TASK GOAL
Retype the data exactly, from its first line to the line containing "import * as", including both, and skip any picture.

GIVEN MATERIAL

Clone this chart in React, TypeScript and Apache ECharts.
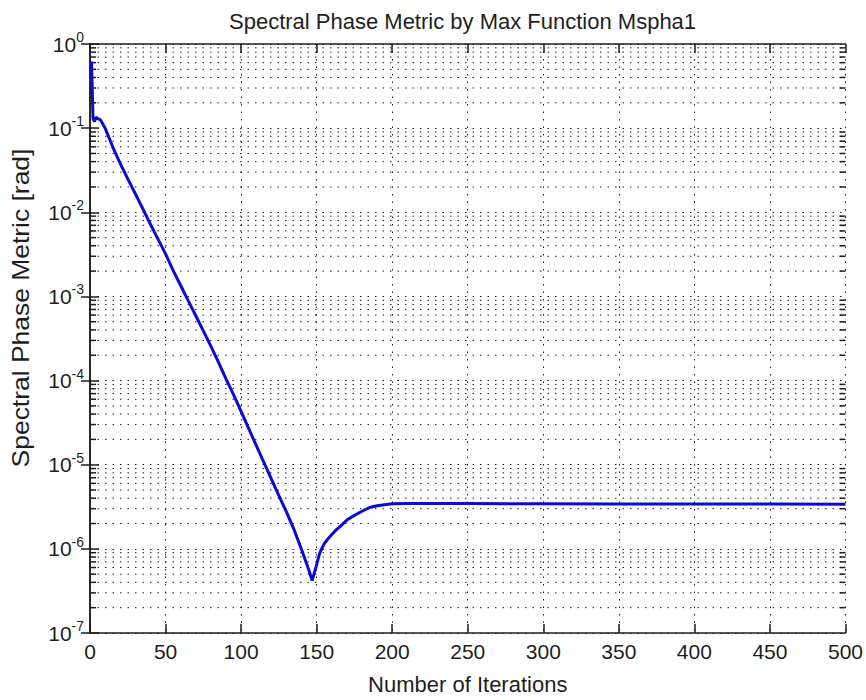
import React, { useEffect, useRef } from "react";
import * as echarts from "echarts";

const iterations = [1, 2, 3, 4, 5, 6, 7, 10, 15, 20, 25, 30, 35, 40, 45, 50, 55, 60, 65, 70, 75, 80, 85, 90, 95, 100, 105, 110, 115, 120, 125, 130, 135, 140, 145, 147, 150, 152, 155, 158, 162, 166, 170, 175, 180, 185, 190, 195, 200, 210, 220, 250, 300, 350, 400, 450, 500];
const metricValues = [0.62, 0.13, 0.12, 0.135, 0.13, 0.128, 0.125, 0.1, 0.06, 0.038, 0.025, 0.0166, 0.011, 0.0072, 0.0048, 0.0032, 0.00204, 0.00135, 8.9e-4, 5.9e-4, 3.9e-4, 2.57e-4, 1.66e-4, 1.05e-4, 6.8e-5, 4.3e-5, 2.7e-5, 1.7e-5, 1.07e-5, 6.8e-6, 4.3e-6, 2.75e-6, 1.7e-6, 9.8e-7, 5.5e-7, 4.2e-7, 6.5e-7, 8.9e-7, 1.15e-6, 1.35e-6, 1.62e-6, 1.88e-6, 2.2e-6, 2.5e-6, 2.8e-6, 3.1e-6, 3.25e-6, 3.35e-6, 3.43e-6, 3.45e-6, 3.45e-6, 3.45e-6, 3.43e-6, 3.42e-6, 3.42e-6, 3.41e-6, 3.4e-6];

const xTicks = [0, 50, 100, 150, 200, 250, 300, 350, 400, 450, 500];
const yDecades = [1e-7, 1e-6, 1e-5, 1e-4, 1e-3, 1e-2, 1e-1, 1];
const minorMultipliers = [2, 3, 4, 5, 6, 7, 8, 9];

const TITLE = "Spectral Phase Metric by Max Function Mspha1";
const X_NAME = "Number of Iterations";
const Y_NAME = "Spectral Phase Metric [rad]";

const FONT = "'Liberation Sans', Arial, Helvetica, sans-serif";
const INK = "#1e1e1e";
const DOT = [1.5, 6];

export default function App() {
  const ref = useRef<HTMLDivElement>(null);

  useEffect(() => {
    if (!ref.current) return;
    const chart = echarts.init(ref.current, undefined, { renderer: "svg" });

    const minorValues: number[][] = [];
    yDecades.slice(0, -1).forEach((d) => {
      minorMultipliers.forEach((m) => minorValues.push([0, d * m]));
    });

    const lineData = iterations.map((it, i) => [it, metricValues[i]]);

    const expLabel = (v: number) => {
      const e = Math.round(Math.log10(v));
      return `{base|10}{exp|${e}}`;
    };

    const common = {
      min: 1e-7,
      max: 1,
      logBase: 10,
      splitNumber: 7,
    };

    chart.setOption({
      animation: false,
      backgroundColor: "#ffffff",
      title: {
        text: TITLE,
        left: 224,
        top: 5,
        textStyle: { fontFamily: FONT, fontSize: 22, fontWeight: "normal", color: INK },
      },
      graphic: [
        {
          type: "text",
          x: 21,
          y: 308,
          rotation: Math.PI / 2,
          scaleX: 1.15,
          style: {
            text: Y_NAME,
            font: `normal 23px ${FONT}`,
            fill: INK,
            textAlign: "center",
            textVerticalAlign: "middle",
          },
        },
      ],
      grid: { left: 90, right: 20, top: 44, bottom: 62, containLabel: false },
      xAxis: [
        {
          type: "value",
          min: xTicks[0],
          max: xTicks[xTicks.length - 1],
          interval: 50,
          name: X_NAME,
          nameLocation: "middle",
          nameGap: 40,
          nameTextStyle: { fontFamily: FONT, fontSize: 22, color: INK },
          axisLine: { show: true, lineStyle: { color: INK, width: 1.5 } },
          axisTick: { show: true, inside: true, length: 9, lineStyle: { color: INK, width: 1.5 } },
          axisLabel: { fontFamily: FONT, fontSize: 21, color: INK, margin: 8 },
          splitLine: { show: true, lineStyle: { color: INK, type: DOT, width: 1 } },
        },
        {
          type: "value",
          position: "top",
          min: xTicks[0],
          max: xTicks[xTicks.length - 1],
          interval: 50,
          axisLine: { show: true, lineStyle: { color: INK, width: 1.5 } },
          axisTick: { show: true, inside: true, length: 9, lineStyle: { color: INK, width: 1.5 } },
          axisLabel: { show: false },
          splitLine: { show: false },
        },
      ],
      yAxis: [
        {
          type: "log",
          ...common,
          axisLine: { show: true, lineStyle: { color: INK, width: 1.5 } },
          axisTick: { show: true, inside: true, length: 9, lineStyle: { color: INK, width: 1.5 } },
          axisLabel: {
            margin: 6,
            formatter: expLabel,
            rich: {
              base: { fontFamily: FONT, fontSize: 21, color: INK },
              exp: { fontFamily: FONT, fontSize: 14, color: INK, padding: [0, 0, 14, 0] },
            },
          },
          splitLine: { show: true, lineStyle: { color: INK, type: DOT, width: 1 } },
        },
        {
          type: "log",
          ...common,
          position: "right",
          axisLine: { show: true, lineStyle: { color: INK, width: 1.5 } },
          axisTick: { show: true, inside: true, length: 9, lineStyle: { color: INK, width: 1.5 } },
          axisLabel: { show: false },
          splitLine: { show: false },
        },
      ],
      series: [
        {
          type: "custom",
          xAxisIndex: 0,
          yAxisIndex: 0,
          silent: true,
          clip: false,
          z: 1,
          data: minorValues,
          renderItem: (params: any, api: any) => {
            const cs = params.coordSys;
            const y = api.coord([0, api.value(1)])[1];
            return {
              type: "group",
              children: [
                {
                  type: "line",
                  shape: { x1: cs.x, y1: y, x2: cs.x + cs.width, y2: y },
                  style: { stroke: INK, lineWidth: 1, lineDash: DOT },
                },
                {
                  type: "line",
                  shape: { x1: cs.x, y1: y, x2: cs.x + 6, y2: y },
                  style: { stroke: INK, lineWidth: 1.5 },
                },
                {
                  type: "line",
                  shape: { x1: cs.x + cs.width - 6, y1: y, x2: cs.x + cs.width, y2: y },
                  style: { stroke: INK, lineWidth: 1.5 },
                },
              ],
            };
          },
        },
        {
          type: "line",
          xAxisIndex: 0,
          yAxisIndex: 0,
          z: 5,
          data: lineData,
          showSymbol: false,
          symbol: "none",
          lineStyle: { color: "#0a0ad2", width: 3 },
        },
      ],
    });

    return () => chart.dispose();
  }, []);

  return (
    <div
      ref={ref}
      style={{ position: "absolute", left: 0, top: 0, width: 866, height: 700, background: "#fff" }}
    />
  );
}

THE RESPONSE
Clone this chart in React, TypeScript and Apache ECharts.
import React, { useEffect, useRef } from "react";
import * as echarts from "echarts";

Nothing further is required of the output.